BEM SI Sebut, Kalau Menghormati Demokrasi, Presiden Prabowo Mestinya Undang Mahasiswa, Bukan Rektor

8 hours ago 7
Koordinator Pusat Badan Eksekutif Mahasiswa Seluruh Indonesia (BEM SI) Herianto ketika ditemui di kompleks DPR Senayan, Jakarta Pusat, Kamis (16/5/2024) | tempo.co

JAKARTA, JOGLOSEMARNEWS.COM  Pertemuan Presiden Prabowo Subianto dengan para rektor di Istana Kepresidenan beberapa hari lalu, dinilai sebagai sikap yang tidak menghormati demokrasi. Penilaian itu dilontarkan oleh Ketua Aliansi Badan Eksekutif Mahasiswa Seluruh Indonesia (BEM SI), Herianto.

Herianto mengkritik langkah Prabowo yang lebih memilih berdialog dengan para rektor ketimbang mahasiswa. Ia menilai, pertemuan semacam itu dapat berujung pada pembungkaman suara kritis mahasiswa melalui kebijakan kampus yang lebih represif. “Jika pemerintah benar-benar menghormati kebebasan akademik dan demokrasi, seharusnya Prabowo berdialog langsung dengan mahasiswa, bukan hanya dengan rektor,” tegasnya, Ahad, 16 Maret 2025.

Menurutnya, gerakan mahasiswa selalu berangkat dari keresahan masyarakat. Demonstrasi yang digelar bukan sekadar aksi spontan, melainkan bentuk kepedulian terhadap kondisi bangsa. Ia khawatir, dalam pertemuan dengan rektor, Presiden Prabowo mengarahkan agar pihak kampus membatasi ruang gerak mahasiswa, baik dalam diskusi maupun aksi unjuk rasa.

“Ada kekhawatiran kami bahwa para rektor bisa diminta untuk ‘menjinakkan’ mahasiswa, baik melalui kebijakan kampus yang represif maupun dengan membatasi ruang diskusi dan aksi,” ungkap mahasiswa Universitas Mataram tersebut.

Sejarah mencatat bahwa relasi antara pemerintah dan rektorat tidak selalu berpihak pada kebebasan akademik. Dalam berbagai rezim, rektor sering kali dijadikan alat kontrol untuk membatasi gerakan mahasiswa.
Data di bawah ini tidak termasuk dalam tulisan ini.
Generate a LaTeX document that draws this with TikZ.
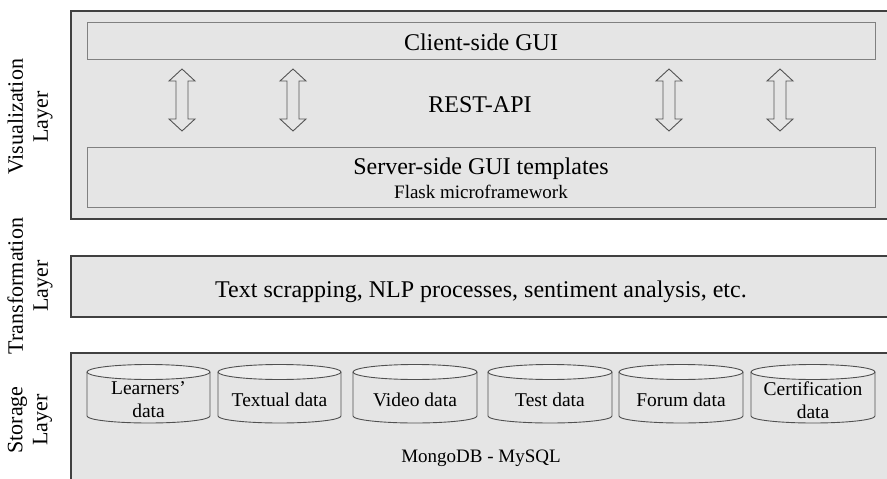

Oleh karena itu, Herianto berharap pertemuan Prabowo dengan rektor tidak sampai menutup ruang bagi mahasiswa dalam menyampaikan kritik dan aspirasi.

“Bila pertemuan itu hanya menjadi alat politik untuk meredam kritik, maka gerakan mahasiswa justru harus semakin waspada dan memperkuat barisan, bukan mundur karena tekanan struktural,” ujarnya.

Sebelumnya, pada 13 Maret 2025, Presiden Prabowo mengundang ratusan rektor perguruan tinggi negeri dan swasta ke Istana Negara. Pertemuan yang berlangsung selama empat jam itu diisi dengan sesi tanya jawab antara Prabowo dan para rektor.

Rektor Universitas Islam Indonesia (UII) Yogyakarta, Fathul Wahid, menyoroti bahwa diskusi tersebut tidak banyak membahas isu fundamental seperti kemerosotan demokrasi dan maraknya korupsi. Ia menyayangkan kurangnya perhatian terhadap dua hal tersebut dalam dialog bersama Presiden.

Sementara itu, Rektor IPB University, Arif Satria, mengungkapkan bahwa Prabowo menyinggung gerakan “Indonesia Gelap” dan meminta semua pihak tetap optimistis menghadapi tantangan nasional. Prabowo bahkan membandingkan situasi Indonesia dengan Jepang, yang menurutnya mengalami krisis pangan lebih parah dibanding Indonesia.

Di sisi lain, Menteri Pendidikan Tinggi, Sains, dan Teknologi, Brian Yuliarto, mengatakan bahwa Prabowo menekankan pentingnya penguasaan sains dan teknologi sebagai kunci kemajuan bangsa. Prabowo juga menyampaikan harapannya agar perguruan tinggi memainkan peran strategis dalam mendukung Badan Pengelola Investasi Danantara sebagai motor penggerak industri nasional.

Menurut Brian, Prabowo ingin kampus berkontribusi dalam riset, inovasi, serta pengembangan sumber daya manusia guna mempercepat pertumbuhan industri strategis di Indonesia. “Di situ peran perguruan tinggi menjadi tulang punggung dalam menyiapkan SDM dan inovasi bagi industri masa depan,” katanya.